Of course we all want to think our child is genius. But the truth is that it's all about the time you put in. I tell J all the time that stay-at-home-mom babies appear to be smarter than others at an early age because their moms have time to do the repetition, the same sayings, songs, events, every day, and for so many hours of the day. Kids like the dink just have to latch on to their few tricks and make the most of them.

A couple days ago, my neighbor stopped by with her grandson, who is ten days younger than the dink. When they were leaving, the dink waved bye-bye to him. My neighbor seemed upset that her grandson still didn't know bye-bye when the dink has been doing it for at least a month. She said she keeps telling her daughter to teach it to him! I told her not to feel bad that he hasn't learned yet--it just means that her daughter doesn't leave him every morning.

Tuesday, October 20, 2009

Toast

Turns out the dink can put down some toast like a wolverine.
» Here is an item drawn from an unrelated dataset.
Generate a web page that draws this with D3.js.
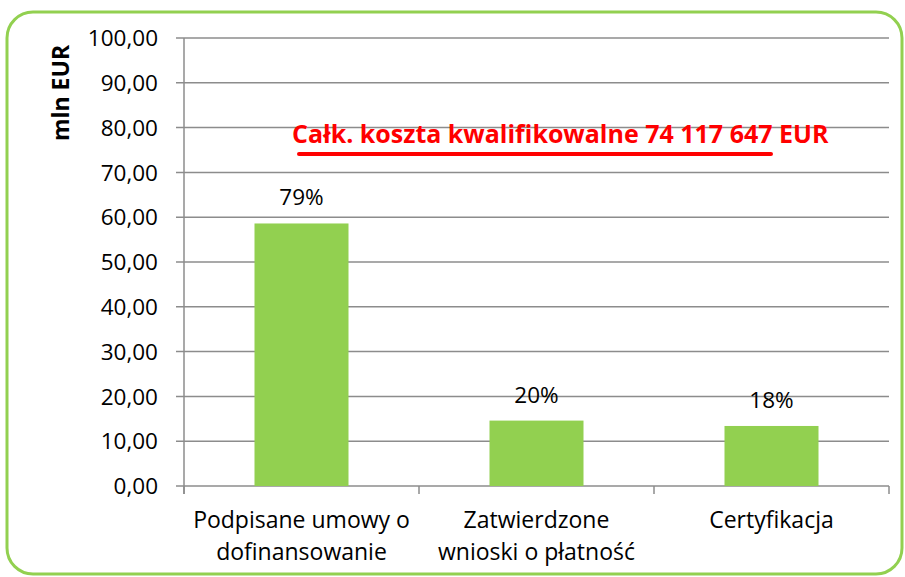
<!DOCTYPE html>
<html>
<head>
<meta charset="utf-8">
<script src="https://cdn.jsdelivr.net/npm/d3@7"></script>
<style>
  body { margin: 0; background: #fff; }
  svg { display: block; }
</style>
</head>
<body>
<div id="chart"></div>
<script>
var categories = [["Podpisane umowy o", "dofinansowanie"], ["Zatwierdzone", "wnioski o płatność"], ["Certyfikacja"]];
var values = [58.6, 14.6, 13.4];
var percents = ["79%", "20%", "18%"];
var yTicks = [0, 10, 20, 30, 40, 50, 60, 70, 80, 90, 100];
var note = "Całk. koszta kwalifikowalne 74 117 647 EUR";

var W = 905, H = 577,
  margin = {top: 38, right: 16, bottom: 91, left: 184},
  width = W - margin.left - margin.right,
  height = H - margin.top - margin.bottom;

var font = "Open Sans, Lato, sans-serif";

var svg = d3.select("#chart").append("svg")
  .attr("width", W)
  .attr("height", H);

// green rounded frame
svg.append("rect")
  .attr("x", 7).attr("y", 12)
  .attr("width", 895).attr("height", 562)
  .attr("rx", 26).attr("ry", 26)
  .attr("fill", "none")
  .attr("stroke", "#92D050")
  .attr("stroke-width", 3);

var g = svg.append("g")
  .attr("transform", "translate(" + margin.left + "," + margin.top + ")");

var x = d3.scaleBand()
  .domain(d3.range(values.length))
  .range([0, width])
  .padding(0);

var y = d3.scaleLinear()
  .domain([0, 100])
  .range([height, 0]);

// gridlines
g.selectAll(".grid")
  .data(yTicks)
  .enter().append("line")
  .attr("class", "grid")
  .attr("x1", -8).attr("x2", width)
  .attr("y1", function(d) { return y(d); })
  .attr("y2", function(d) { return y(d); })
  .attr("stroke", "#8c8c8c")
  .attr("stroke-width", 1.5);

// y axis labels
g.selectAll(".ylab")
  .data(yTicks)
  .enter().append("text")
  .attr("x", -26)
  .attr("y", function(d) { return y(d); })
  .attr("dy", "0.36em")
  .attr("text-anchor", "end")
  .style("font", "22.5px " + font)
  .attr("fill", "#000")
  .text(function(d) { return d3.format(".2f")(d).replace(".", ","); });

// y axis line
g.append("line")
  .attr("x1", 0).attr("x2", 0)
  .attr("y1", 0).attr("y2", height + 8)
  .attr("stroke", "#8c8c8c")
  .attr("stroke-width", 1.5);

// x category ticks
var xt = d3.range(values.length + 1).map(function(i) { return i * x.step(); });
g.selectAll(".xtick")
  .data(xt)
  .enter().append("line")
  .attr("x1", function(d) { return d; })
  .attr("x2", function(d) { return d; })
  .attr("y1", height).attr("y2", height + 8)
  .attr("stroke", "#8c8c8c")
  .attr("stroke-width", 1.5);

// bars
var bw = x.bandwidth() * 0.4;
g.selectAll(".bar")
  .data(values)
  .enter().append("rect")
  .attr("class", "bar")
  .attr("x", function(d, i) { return x(i) + (x.bandwidth() - bw) / 2; })
  .attr("y", function(d) { return y(d); })
  .attr("width", bw)
  .attr("height", function(d) { return height - y(d); })
  .attr("fill", "#92D050");

// percent labels
g.selectAll(".pct")
  .data(values)
  .enter().append("text")
  .attr("x", function(d, i) { return x(i) + x.bandwidth() / 2; })
  .attr("y", function(d) { return y(d) - 18; })
  .attr("text-anchor", "middle")
  .style("font", "22.5px " + font)
  .attr("fill", "#000")
  .text(function(d, i) { return percents[i]; });

// category labels
var cat = g.selectAll(".cat")
  .data(categories)
  .enter().append("text")
  .attr("x", function(d, i) { return x(i) + x.bandwidth() / 2; })
  .attr("y", height + 42)
  .attr("text-anchor", "middle")
  .style("font", "23px " + font)
  .attr("fill", "#000");
cat.selectAll("tspan")
  .data(function(d) { return d; })
  .enter().append("tspan")
  .attr("x", function() { return d3.select(this.parentNode).attr("x"); })
  .attr("dy", function(d, i) { return i ? 32 : 0; })
  .text(function(d) { return d; });

// y axis title
svg.append("text")
  .attr("transform", "translate(69,93) rotate(-90)")
  .attr("text-anchor", "middle")
  .style("font", "bold 23px " + font)
  .attr("fill", "#000")
  .text("mln EUR");

// red note with underline
svg.append("text")
  .attr("x", 292)
  .attr("y", 143)
  .style("font", "bold 25px " + font)
  .attr("fill", "#ff0000")
  .text(note);

svg.append("line")
  .attr("x1", 299).attr("x2", 771)
  .attr("y1", 154).attr("y2", 154)
  .attr("stroke", "#ff0000")
  .attr("stroke-width", 4)
  .attr("stroke-linecap", "round");
</script>
</body>
</html>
After he woke up about four times from 3 a.m. on this morning, I called it quits and started the day a little earlier than usual, not long after 5. Instead of his normal oatmeal and fruit, I offered him a lightly toasted piece of wheat bread. No butter, no crust--just the scratchy and soft plain stuff that I pulled apart in bite-size pieces, hardly able to keep up with the rate he was shoveling them into his mouth. Just another sign that he's outpacing my slow, deliberate attempts to make him grow up slowly, and not rush too fast into all of this big boy stuff.

A few days ago, I got a notice at the daycare that the dink would be moving to the walker room in two short weeks. Two weeks! He won't even be one years old by then. And the list of dos and don'ts was startling--no pacis, no bottles, must wear shoes, must sleep on a mat, only one nap a day, needs finger food... I actually sobbed in the car on the way home that day, reading the walker room schedule at red lights: eat, play, music, outside, eat, play, sleep, play, eat... At least I won't feel bad now when I pick him up (finally, gloriously, RESTED), and drag him on errands and walks and expect him to bang on the same pots and spatulas in the kitchen, because at least I'll know that he's had sufficient time to play. But still, it's bittersweet, and for now mostly bitter. To expect all of these adult things from my precious, innocent, little baby. From that little tiny thing with the amazingly sweet breath that used to sleep with his eyes open and get swaddled so tight to sleep in his crib that he looked like a mummy. Or an Indian. My sweet, sweet boy growing up too fast. These are the pangs I've heard about, this is what they mean when ladies I don't even know catch me in the kitchen at the office and sigh, "they grow up so fast." There's no unique way to say it. You can't cradle and rock and caress your baby forever. But you certainly don't start loving him any less.

Wednesday, October 14, 2009

Two months later

The dink has been busy. His favorite move, the two-finger point. Or the one-finger point. Or his whole hand splayed open at the end of his extended arm. Does he get it from me, this need to identify each person or object that his eyes focus on? The cuteness is impossible, combined with the inexplicability of why he does such a thing. The other day at the daycare, when I arrived to pick him up, S was rocking him. He was almost asleep, but he heard my voice so she brought him to me. In my arms, he rested his head on my shoulder and looked sweetly at S, then slowly lifted his right arm to her, stretched it in her direction, and pointed with his second and third fingers. She laughed, and I kissed his sweet, fluffy blond head.

In the morning, the dink plays on the floor of our bedroom in his diaper. After his morning poop, he's sanitized with wipes, freshened with a damp cloth, and stripped of his nighttime snuggle suit for a brief 6:30 a.m. period before daddy puts on his "school" clothes. While J struggles to pull the comforting weight of pillows and covers off of his face in bed, and I struggle to zip up my pre-pregnancy pants a mere eleven months later...the dink sits in the doorway to our closet, exchanging between grinning at his reflection in the full-mirror and finding me in the quiet morning chaos, rising up to his red knees (from intense crawling), raising those arms and hands high above his head, and flapping his little hands loosely and excitedly at me. Like he's working out his wrist muscles, or tapping on some tinky piano up in the sky...but I stop what I'm doing, raise my own arms up high, indulge in a bit of panting to mimic him perfectly, and wave back at him. Eventually, the squeals and trills of excitement pull daddy out of the covers. And the dink grins at him from my arms, laughs at daddy's peek-a-boo efforts in the bed, and gives daddy the one-finger salute.